**SUPPLIED INFORMATION:**

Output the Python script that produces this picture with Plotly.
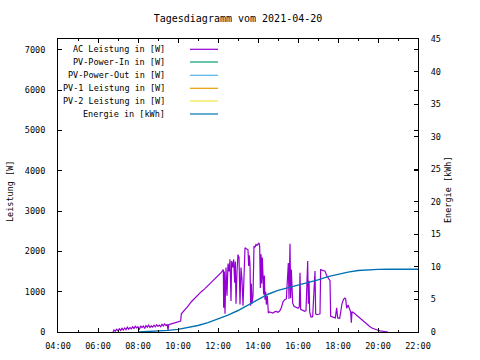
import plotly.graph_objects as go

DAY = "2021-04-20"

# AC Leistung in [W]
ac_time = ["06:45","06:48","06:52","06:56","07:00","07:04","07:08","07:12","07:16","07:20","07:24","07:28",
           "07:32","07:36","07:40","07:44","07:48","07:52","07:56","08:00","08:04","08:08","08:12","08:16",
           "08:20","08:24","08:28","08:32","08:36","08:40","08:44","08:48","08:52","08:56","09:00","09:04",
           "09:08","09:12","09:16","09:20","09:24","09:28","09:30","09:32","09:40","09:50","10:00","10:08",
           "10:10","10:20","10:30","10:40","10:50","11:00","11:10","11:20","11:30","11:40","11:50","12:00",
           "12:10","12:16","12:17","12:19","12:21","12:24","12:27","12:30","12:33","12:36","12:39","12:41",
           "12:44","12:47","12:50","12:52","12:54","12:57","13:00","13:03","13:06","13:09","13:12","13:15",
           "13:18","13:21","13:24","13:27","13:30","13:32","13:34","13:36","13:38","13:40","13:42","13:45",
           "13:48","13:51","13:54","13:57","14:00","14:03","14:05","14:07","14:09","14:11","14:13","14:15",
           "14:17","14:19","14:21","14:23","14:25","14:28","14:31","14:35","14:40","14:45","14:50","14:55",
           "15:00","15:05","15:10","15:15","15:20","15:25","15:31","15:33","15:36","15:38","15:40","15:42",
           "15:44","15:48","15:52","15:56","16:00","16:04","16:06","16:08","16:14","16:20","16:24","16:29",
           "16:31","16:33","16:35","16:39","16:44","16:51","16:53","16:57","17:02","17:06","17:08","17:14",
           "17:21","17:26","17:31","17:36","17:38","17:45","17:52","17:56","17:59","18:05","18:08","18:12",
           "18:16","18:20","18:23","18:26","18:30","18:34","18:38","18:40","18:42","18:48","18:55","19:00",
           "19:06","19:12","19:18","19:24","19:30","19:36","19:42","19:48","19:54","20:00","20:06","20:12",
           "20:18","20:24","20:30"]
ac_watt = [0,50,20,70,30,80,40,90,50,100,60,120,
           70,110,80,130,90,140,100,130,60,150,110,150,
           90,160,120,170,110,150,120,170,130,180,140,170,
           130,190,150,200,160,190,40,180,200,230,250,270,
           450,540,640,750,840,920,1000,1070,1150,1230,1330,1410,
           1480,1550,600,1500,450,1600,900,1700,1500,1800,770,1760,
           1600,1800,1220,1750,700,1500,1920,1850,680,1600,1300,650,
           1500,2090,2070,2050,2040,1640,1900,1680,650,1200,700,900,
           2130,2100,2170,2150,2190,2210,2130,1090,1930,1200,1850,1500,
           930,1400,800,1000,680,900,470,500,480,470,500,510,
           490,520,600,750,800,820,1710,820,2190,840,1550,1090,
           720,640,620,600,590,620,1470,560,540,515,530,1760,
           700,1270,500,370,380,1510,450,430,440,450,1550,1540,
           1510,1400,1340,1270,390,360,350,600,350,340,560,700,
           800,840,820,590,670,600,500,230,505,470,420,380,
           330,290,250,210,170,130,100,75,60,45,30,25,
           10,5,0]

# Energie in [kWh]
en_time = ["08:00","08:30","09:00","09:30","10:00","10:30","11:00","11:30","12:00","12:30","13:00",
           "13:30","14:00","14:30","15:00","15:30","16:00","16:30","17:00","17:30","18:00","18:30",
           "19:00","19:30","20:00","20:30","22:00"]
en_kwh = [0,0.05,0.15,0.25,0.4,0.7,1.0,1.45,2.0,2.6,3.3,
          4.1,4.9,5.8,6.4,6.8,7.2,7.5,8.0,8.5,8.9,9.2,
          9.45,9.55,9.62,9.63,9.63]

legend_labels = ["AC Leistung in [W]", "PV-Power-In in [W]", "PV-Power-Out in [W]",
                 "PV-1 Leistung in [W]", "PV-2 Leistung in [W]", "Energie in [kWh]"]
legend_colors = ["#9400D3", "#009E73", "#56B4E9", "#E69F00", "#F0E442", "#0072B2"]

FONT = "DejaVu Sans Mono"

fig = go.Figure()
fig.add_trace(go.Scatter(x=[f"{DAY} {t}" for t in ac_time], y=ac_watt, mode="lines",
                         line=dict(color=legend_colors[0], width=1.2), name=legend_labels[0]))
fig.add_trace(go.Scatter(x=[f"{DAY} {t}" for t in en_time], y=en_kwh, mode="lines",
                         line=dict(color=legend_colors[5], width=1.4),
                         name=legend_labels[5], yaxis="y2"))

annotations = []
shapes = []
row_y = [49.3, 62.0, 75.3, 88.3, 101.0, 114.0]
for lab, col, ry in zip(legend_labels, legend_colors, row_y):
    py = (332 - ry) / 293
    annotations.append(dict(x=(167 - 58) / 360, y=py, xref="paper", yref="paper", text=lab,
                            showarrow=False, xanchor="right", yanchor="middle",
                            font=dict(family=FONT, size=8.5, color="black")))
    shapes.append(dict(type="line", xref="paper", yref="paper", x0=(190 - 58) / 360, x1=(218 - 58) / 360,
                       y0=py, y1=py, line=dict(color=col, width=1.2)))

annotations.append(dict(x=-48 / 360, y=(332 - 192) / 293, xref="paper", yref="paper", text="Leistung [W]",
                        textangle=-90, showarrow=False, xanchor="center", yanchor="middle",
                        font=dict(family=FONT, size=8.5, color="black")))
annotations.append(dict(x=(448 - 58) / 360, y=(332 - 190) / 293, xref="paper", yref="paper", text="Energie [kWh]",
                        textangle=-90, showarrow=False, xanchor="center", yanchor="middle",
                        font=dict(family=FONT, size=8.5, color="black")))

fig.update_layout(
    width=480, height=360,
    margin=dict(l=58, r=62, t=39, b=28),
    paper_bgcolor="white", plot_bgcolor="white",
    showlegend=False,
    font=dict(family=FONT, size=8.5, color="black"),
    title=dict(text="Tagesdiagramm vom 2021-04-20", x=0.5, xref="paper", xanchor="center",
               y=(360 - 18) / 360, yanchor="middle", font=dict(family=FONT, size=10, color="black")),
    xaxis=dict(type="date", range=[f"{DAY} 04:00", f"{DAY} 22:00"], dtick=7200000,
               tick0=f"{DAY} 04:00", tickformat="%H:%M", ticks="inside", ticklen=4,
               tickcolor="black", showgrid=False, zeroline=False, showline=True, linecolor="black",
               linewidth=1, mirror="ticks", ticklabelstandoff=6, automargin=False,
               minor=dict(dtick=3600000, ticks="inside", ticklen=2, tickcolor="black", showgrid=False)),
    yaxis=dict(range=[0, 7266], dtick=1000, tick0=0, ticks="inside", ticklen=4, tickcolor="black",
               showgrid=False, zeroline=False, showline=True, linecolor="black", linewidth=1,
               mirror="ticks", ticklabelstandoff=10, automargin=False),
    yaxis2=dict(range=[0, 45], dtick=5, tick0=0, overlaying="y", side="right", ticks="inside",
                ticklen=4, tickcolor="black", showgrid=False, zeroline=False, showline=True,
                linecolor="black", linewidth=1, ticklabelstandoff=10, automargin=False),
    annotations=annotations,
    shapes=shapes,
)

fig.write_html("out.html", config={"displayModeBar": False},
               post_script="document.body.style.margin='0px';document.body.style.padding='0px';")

**TASK DETAILS:** Write out the listing above exactly as it stands, pictures excluded.

**THE REPLY:**
Output the Python script that produces this picture with Plotly.
import plotly.graph_objects as go

DAY = "2021-04-20"

# AC Leistung in [W]
ac_time = ["06:45","06:48","06:52","06:56","07:00","07:04","07:08","07:12","07:16","07:20","07:24","07:28",
           "07:32","07:36","07:40","07:44","07:48","07:52","07:56","08:00","08:04","08:08","08:12","08:16",
           "08:20","08:24","08:28","08:32","08:36","08:40","08:44","08:48","08:52","08:56","09:00","09:04",
           "09:08","09:12","09:16","09:20","09:24","09:28","09:30","09:32","09:40","09:50","10:00","10:08",
           "10:10","10:20","10:30","10:40","10:50","11:00","11:10","11:20","11:30","11:40","11:50","12:00",
           "12:10","12:16","12:17","12:19","12:21","12:24","12:27","12:30","12:33","12:36","12:39","12:41",
           "12:44","12:47","12:50","12:52","12:54","12:57","13:00","13:03","13:06","13:09","13:12","13:15",
           "13:18","13:21","13:24","13:27","13:30","13:32","13:34","13:36","13:38","13:40","13:42","13:45",
           "13:48","13:51","13:54","13:57","14:00","14:03","14:05","14:07","14:09","14:11","14:13","14:15",
           "14:17","14:19","14:21","14:23","14:25","14:28","14:31","14:35","14:40","14:45","14:50","14:55",
           "15:00","15:05","15:10","15:15","15:20","15:25","15:31","15:33","15:36","15:38","15:40","15:42",
           "15:44","15:48","15:52","15:56","16:00","16:04","16:06","16:08","16:14","16:20","16:24","16:29",
           "16:31","16:33","16:35","16:39","16:44","16:51","16:53","16:57","17:02","17:06","17:08","17:14",
           "17:21","17:26","17:31","17:36","17:38","17:45","17:52","17:56","17:59","18:05","18:08","18:12",
           "18:16","18:20","18:23","18:26","18:30","18:34","18:38","18:40","18:42","18:48","18:55","19:00",
           "19:06","19:12","19:18","19:24","19:30","19:36","19:42","19:48","19:54","20:00","20:06","20:12",
           "20:18","20:24","20:30"]
ac_watt = [0,50,20,70,30,80,40,90,50,100,60,120,
           70,110,80,130,90,140,100,130,60,150,110,150,
           90,160,120,170,110,150,120,170,130,180,140,170,
           130,190,150,200,160,190,40,180,200,230,250,270,
           450,540,640,750,840,920,1000,1070,1150,1230,1330,1410,
           1480,1550,600,1500,450,1600,900,1700,1500,1800,770,1760,
           1600,1800,1220,1750,700,1500,1920,1850,680,1600,1300,650,
           1500,2090,2070,2050,2040,1640,1900,1680,650,1200,700,900,
           2130,2100,2170,2150,2190,2210,2130,1090,1930,1200,1850,1500,
           930,1400,800,1000,680,900,470,500,480,470,500,510,
           490,520,600,750,800,820,1710,820,2190,840,1550,1090,
           720,640,620,600,590,620,1470,560,540,515,530,1760,
           700,1270,500,370,380,1510,450,430,440,450,1550,1540,
           1510,1400,1340,1270,390,360,350,600,350,340,560,700,
           800,840,820,590,670,600,500,230,505,470,420,380,
           330,290,250,210,170,130,100,75,60,45,30,25,
           10,5,0]

# Energie in [kWh]
en_time = ["08:00","08:30","09:00","09:30","10:00","10:30","11:00","11:30","12:00","12:30","13:00",
           "13:30","14:00","14:30","15:00","15:30","16:00","16:30","17:00","17:30","18:00","18:30",
           "19:00","19:30","20:00","20:30","22:00"]
en_kwh = [0,0.05,0.15,0.25,0.4,0.7,1.0,1.45,2.0,2.6,3.3,
          4.1,4.9,5.8,6.4,6.8,7.2,7.5,8.0,8.5,8.9,9.2,
          9.45,9.55,9.62,9.63,9.63]

legend_labels = ["AC Leistung in [W]", "PV-Power-In in [W]", "PV-Power-Out in [W]",
                 "PV-1 Leistung in [W]", "PV-2 Leistung in [W]", "Energie in [kWh]"]
legend_colors = ["#9400D3", "#009E73", "#56B4E9", "#E69F00", "#F0E442", "#0072B2"]

FONT = "DejaVu Sans Mono"

fig = go.Figure()
fig.add_trace(go.Scatter(x=[f"{DAY} {t}" for t in ac_time], y=ac_watt, mode="lines",
                         line=dict(color=legend_colors[0], width=1.2), name=legend_labels[0]))
fig.add_trace(go.Scatter(x=[f"{DAY} {t}" for t in en_time], y=en_kwh, mode="lines",
                         line=dict(color=legend_colors[5], width=1.4),
                         name=legend_labels[5], yaxis="y2"))

annotations = []
shapes = []
row_y = [49.3, 62.0, 75.3, 88.3, 101.0, 114.0]
for lab, col, ry in zip(legend_labels, legend_colors, row_y):
    py = (332 - ry) / 293
    annotations.append(dict(x=(167 - 58) / 360, y=py, xref="paper", yref="paper", text=lab,
                            showarrow=False, xanchor="right", yanchor="middle",
                            font=dict(family=FONT, size=8.5, color="black")))
    shapes.append(dict(type="line", xref="paper", yref="paper", x0=(190 - 58) / 360, x1=(218 - 58) / 360,
                       y0=py, y1=py, line=dict(color=col, width=1.2)))

annotations.append(dict(x=-48 / 360, y=(332 - 192) / 293, xref="paper", yref="paper", text="Leistung [W]",
                        textangle=-90, showarrow=False, xanchor="center", yanchor="middle",
                        font=dict(family=FONT, size=8.5, color="black")))
annotations.append(dict(x=(448 - 58) / 360, y=(332 - 190) / 293, xref="paper", yref="paper", text="Energie [kWh]",
                        textangle=-90, showarrow=False, xanchor="center", yanchor="middle",
                        font=dict(family=FONT, size=8.5, color="black")))

fig.update_layout(
    width=480, height=360,
    margin=dict(l=58, r=62, t=39, b=28),
    paper_bgcolor="white", plot_bgcolor="white",
    showlegend=False,
    font=dict(family=FONT, size=8.5, color="black"),
    title=dict(text="Tagesdiagramm vom 2021-04-20", x=0.5, xref="paper", xanchor="center",
               y=(360 - 18) / 360, yanchor="middle", font=dict(family=FONT, size=10, color="black")),
    xaxis=dict(type="date", range=[f"{DAY} 04:00", f"{DAY} 22:00"], dtick=7200000,
               tick0=f"{DAY} 04:00", tickformat="%H:%M", ticks="inside", ticklen=4,
               tickcolor="black", showgrid=False, zeroline=False, showline=True, linecolor="black",
               linewidth=1, mirror="ticks", ticklabelstandoff=6, automargin=False,
               minor=dict(dtick=3600000, ticks="inside", ticklen=2, tickcolor="black", showgrid=False)),
    yaxis=dict(range=[0, 7266], dtick=1000, tick0=0, ticks="inside", ticklen=4, tickcolor="black",
               showgrid=False, zeroline=False, showline=True, linecolor="black", linewidth=1,
               mirror="ticks", ticklabelstandoff=10, automargin=False),
    yaxis2=dict(range=[0, 45], dtick=5, tick0=0, overlaying="y", side="right", ticks="inside",
                ticklen=4, tickcolor="black", showgrid=False, zeroline=False, showline=True,
                linecolor="black", linewidth=1, ticklabelstandoff=10, automargin=False),
    annotations=annotations,
    shapes=shapes,
)

fig.write_html("out.html", config={"displayModeBar": False},
               post_script="document.body.style.margin='0px';document.body.style.padding='0px';")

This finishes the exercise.